Tokyo, 25 December, /AJMEDIA/
Earth is full of natural magnesium, forged long ago in the stars, that has since become a key component of our diets and minerals in the planet’s crust.
But this magnesium is stable. Its atomic core, or nucleus, doesn’t fall apart.
The magnesium-18 isotope, however, is far too unstable to be found in nature.
All magnesium atoms have 12 protons inside their nuclei. Previously, the lightest version of magnesium had 7 neutrons, giving it a total of 19 protons and neutrons — hence its designation as magnesium-19.
To make magnesium-18, which is lighter by one neutron, Dr. Kyle Brown from the National Superconducting Cyclotron Laboratory at Michigan State University and colleagues started with a stable isotope of magnesium, magnesium-24.
The cyclotron at the National Superconducting Cyclotron Laboratory accelerated a beam of magnesium-24 nuclei to about half the speed of light and sent that beam barreling into a target, which is a metal foil made from the element beryllium. And that was just the first step.
“That collision gives you a bunch of different isotopes lighter than magnesium-24,” Dr. Brown said.
“But from that soup, we can select out the isotope we want.”

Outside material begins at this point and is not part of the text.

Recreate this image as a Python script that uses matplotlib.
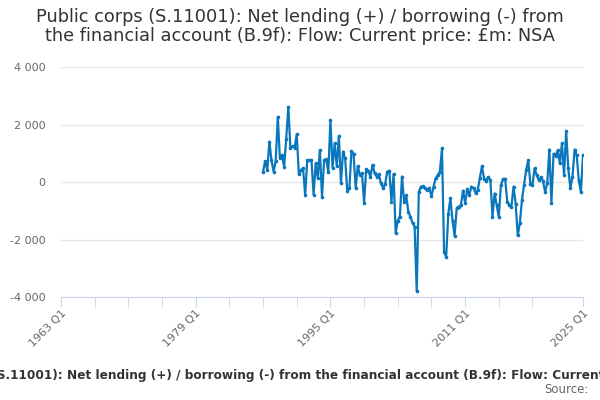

In this case, that isotope is magnesium-20. This version is unstable, meaning it decays, usually within tenths of a second.
So the team is on a clock to get that magnesium-20 to collide with another beryllium target about 30 m (100 feet) away.
“But it’s traveling at half the speed of light. It gets there pretty quickly,” Dr. Brown said.
It’s that next collision that creates magnesium-18, which has a lifetime somewhere in the ballpark of a sextillionth of a second.
That’s such a short time that magnesium-18 doesn’t cloak itself with electrons to become a full-fledged atom before falling apart. It exists only as a naked nucleus.
In fact, it’s such a short time that magnesium-18 never leaves the beryllium target. The new isotope decays inside the target.
This means scientists can’t examine the isotope directly, but they can characterize tell-tale signs of its decay.
It first ejects two protons from its nucleus to become neon-16, which then ejects two more protons to become oxygen-14.
By analyzing the protons and oxygen that do escape the target, the team can deduce properties of magnesium-18.
“This was a team effort. Everyone worked really hard on this project. It’s pretty exciting. It’s not every day people discover a new isotope,” Dr. Brown said.
The results were published in the journal Physical Review Letters.